- **The input**:
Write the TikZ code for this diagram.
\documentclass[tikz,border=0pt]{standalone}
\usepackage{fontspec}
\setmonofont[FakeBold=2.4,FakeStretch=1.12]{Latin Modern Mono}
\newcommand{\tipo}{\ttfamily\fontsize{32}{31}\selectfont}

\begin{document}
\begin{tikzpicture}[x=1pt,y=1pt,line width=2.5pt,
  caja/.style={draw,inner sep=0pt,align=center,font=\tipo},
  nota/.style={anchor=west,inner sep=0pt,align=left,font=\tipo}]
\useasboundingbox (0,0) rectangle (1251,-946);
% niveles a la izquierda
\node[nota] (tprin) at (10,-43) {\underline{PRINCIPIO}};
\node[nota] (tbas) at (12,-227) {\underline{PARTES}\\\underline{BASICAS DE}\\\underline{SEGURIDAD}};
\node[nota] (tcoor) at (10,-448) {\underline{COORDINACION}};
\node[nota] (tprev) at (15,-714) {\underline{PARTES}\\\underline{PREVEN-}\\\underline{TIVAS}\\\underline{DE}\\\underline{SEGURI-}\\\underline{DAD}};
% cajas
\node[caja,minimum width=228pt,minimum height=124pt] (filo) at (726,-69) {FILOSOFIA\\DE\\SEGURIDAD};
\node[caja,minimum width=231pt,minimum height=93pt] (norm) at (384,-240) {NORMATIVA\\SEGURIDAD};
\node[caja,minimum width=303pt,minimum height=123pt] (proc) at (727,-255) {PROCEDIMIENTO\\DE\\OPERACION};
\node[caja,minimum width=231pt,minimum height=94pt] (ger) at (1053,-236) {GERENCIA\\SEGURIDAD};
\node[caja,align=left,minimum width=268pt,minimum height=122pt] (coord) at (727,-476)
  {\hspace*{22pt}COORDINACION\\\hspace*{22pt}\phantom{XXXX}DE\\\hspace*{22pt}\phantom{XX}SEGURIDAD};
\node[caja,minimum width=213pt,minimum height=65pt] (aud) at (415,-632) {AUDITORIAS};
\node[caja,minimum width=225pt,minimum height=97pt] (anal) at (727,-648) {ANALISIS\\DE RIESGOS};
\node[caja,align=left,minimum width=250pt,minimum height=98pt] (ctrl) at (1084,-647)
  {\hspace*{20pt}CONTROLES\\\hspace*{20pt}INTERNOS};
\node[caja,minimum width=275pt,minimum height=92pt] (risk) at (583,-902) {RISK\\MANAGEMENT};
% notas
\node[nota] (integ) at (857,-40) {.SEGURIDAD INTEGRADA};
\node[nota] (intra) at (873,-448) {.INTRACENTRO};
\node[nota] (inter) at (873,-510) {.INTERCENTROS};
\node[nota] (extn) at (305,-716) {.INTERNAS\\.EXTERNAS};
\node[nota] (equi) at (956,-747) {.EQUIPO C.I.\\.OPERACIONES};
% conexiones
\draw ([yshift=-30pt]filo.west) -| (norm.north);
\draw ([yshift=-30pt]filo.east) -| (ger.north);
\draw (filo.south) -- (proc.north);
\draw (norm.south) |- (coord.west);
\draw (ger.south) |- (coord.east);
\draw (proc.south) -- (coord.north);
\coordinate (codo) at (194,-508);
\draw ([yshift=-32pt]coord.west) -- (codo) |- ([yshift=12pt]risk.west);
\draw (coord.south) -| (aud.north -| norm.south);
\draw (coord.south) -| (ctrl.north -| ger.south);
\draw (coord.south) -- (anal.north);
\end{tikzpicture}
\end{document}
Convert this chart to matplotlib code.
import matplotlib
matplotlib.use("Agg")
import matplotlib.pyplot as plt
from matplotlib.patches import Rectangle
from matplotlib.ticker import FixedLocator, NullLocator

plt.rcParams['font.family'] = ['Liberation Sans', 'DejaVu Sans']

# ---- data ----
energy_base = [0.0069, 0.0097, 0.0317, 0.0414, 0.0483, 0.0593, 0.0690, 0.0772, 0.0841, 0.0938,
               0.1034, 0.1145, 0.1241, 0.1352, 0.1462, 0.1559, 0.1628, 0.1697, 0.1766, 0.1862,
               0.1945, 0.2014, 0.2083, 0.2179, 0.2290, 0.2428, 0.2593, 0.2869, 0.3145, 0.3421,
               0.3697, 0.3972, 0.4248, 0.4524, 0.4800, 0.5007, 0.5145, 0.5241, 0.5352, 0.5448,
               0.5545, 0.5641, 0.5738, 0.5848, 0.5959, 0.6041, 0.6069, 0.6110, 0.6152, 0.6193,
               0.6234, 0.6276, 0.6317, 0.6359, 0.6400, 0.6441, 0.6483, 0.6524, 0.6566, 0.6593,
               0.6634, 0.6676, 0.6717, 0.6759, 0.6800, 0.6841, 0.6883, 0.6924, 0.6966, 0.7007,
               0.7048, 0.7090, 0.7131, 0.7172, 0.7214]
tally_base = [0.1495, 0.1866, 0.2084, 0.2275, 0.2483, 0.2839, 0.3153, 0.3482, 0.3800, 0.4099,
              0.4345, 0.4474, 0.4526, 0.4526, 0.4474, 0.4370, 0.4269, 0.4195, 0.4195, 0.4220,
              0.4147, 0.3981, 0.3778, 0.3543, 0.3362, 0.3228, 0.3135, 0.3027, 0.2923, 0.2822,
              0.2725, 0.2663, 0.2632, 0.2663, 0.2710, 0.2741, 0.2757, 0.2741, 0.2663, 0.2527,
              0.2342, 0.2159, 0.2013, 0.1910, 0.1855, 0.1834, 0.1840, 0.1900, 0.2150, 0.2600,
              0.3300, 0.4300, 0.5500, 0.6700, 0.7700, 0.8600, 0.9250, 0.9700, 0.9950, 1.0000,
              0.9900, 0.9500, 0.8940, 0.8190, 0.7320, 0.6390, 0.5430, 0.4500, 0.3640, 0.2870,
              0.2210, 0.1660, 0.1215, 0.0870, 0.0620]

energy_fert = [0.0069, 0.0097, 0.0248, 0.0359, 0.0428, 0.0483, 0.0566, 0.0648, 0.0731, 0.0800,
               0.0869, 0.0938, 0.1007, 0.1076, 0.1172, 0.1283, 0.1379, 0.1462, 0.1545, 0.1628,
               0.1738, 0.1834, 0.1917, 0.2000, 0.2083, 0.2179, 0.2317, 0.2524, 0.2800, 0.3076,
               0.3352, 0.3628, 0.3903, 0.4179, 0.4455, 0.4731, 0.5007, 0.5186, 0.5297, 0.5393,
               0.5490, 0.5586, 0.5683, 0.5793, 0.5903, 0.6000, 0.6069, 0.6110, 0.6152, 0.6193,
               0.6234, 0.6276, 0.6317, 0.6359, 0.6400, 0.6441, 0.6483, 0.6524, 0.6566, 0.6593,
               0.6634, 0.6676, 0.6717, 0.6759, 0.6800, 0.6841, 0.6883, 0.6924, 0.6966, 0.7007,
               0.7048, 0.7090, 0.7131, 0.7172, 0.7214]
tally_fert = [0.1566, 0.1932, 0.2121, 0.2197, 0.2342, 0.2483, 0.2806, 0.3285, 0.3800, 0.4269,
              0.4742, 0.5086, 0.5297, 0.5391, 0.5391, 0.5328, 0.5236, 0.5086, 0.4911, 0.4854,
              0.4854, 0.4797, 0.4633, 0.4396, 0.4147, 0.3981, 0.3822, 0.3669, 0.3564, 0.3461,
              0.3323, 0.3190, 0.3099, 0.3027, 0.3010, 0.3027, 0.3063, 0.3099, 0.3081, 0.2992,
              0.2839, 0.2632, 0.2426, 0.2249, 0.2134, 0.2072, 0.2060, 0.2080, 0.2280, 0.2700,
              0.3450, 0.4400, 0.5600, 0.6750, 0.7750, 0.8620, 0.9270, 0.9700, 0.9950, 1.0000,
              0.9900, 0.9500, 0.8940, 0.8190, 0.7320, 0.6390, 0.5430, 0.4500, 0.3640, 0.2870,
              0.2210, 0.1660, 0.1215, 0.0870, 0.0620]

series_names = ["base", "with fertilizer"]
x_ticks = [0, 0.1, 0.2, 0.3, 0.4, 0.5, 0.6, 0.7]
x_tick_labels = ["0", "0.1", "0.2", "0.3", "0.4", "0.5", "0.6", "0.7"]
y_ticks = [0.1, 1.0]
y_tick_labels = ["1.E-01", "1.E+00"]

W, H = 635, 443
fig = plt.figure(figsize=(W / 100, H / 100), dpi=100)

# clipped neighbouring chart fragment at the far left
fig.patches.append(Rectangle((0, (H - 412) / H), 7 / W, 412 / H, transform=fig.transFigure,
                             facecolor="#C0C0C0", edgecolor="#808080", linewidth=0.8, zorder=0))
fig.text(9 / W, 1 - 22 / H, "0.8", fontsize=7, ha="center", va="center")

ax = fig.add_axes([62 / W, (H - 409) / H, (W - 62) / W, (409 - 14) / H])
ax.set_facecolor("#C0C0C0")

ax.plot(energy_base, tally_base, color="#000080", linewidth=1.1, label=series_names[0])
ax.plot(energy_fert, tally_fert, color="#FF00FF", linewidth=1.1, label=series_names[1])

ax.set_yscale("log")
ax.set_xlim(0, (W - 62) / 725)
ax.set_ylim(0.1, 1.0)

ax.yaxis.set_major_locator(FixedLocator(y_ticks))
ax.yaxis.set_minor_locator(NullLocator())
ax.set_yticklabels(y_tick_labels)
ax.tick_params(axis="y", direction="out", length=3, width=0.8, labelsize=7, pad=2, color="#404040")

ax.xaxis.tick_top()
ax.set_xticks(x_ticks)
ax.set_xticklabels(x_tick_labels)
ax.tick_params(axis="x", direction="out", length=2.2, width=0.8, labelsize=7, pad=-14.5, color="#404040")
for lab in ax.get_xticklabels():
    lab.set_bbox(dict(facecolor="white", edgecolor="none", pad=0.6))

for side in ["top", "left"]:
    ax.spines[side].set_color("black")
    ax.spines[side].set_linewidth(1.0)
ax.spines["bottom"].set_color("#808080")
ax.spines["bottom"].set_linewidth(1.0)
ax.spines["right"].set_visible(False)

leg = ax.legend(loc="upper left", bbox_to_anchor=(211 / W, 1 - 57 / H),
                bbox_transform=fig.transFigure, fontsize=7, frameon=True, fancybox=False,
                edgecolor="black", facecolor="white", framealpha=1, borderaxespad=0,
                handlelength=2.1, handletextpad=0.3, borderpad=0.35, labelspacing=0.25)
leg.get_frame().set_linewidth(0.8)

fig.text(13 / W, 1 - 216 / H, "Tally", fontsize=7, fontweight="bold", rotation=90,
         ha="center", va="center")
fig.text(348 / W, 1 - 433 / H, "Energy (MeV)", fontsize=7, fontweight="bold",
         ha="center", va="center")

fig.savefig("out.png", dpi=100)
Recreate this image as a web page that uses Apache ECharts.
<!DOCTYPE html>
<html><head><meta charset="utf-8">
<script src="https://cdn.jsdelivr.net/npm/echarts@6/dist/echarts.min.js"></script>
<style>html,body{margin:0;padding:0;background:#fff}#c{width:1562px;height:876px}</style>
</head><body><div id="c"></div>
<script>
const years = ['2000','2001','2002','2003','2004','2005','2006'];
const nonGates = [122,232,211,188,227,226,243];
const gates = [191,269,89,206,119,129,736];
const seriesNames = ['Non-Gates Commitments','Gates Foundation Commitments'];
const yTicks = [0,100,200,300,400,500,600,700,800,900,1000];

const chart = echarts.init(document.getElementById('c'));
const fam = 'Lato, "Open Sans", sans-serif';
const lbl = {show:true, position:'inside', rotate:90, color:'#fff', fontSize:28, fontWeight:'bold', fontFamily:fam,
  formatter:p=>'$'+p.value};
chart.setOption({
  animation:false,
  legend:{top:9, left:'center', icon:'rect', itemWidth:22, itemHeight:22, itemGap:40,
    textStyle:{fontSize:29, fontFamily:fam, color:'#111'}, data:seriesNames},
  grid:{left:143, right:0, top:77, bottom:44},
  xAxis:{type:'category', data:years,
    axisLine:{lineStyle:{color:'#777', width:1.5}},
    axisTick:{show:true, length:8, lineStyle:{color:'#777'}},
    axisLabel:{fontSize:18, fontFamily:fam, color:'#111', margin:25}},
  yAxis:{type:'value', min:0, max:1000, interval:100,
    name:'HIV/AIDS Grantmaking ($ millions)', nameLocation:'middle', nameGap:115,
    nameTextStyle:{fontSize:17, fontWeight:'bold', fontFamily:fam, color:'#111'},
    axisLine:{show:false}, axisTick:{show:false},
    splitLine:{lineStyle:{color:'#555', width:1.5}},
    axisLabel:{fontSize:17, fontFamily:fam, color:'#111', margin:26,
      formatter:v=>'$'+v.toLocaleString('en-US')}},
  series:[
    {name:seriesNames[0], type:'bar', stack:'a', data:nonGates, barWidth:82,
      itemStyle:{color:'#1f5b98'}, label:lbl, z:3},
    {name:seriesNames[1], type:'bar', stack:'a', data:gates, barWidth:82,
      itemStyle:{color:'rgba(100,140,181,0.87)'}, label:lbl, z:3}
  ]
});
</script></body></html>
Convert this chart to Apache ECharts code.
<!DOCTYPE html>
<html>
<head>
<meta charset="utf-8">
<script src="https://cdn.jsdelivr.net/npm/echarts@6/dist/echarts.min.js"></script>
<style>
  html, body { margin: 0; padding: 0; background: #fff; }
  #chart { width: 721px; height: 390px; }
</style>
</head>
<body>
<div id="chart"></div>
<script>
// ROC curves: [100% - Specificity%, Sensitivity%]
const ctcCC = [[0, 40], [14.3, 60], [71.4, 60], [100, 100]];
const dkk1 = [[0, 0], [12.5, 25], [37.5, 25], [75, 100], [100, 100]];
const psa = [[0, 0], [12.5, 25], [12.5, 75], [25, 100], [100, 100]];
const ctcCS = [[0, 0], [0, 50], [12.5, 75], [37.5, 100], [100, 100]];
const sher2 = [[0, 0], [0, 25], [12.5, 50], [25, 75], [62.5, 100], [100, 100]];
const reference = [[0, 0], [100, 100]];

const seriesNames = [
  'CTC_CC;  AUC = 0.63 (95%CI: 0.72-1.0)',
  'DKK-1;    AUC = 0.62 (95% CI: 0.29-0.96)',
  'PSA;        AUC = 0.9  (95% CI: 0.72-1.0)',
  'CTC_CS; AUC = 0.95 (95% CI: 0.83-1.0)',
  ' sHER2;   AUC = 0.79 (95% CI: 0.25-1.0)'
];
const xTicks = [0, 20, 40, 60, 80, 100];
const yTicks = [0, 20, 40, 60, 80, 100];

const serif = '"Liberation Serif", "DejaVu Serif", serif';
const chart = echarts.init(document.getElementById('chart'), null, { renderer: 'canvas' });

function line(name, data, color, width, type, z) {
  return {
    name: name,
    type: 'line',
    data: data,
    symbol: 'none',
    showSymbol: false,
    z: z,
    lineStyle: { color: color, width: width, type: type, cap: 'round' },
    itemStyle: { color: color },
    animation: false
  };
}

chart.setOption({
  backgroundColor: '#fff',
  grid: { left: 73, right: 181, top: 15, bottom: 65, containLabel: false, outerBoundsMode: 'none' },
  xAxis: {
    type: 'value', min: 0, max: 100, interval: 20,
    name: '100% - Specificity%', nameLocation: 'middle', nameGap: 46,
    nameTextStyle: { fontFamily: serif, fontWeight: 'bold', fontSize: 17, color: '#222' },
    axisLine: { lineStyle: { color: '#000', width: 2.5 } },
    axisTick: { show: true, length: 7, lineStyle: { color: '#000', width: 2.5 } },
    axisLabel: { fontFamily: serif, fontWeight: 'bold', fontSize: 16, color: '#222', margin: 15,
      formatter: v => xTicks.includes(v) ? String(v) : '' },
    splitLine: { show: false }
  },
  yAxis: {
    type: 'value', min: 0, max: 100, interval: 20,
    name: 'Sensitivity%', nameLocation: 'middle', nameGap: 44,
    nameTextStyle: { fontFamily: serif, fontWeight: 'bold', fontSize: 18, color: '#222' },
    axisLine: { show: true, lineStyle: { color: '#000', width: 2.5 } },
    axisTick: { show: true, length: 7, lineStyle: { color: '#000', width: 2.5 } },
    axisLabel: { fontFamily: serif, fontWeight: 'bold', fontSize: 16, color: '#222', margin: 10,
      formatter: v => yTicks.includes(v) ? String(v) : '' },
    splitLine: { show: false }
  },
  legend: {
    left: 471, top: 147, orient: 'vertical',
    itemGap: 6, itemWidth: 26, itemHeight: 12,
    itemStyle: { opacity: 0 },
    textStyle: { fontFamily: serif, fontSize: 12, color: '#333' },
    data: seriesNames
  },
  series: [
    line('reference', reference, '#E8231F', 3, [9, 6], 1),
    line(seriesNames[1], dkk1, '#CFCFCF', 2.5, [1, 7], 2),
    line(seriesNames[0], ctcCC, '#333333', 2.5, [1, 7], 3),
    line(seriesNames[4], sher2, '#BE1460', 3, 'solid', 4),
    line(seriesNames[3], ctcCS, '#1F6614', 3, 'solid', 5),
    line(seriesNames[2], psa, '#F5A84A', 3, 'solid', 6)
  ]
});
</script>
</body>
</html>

- **Problem to solve**: Copy each line that contains the word "Convert".

- **The solution**:
Convert this chart to matplotlib code.
Convert this chart to Apache ECharts code.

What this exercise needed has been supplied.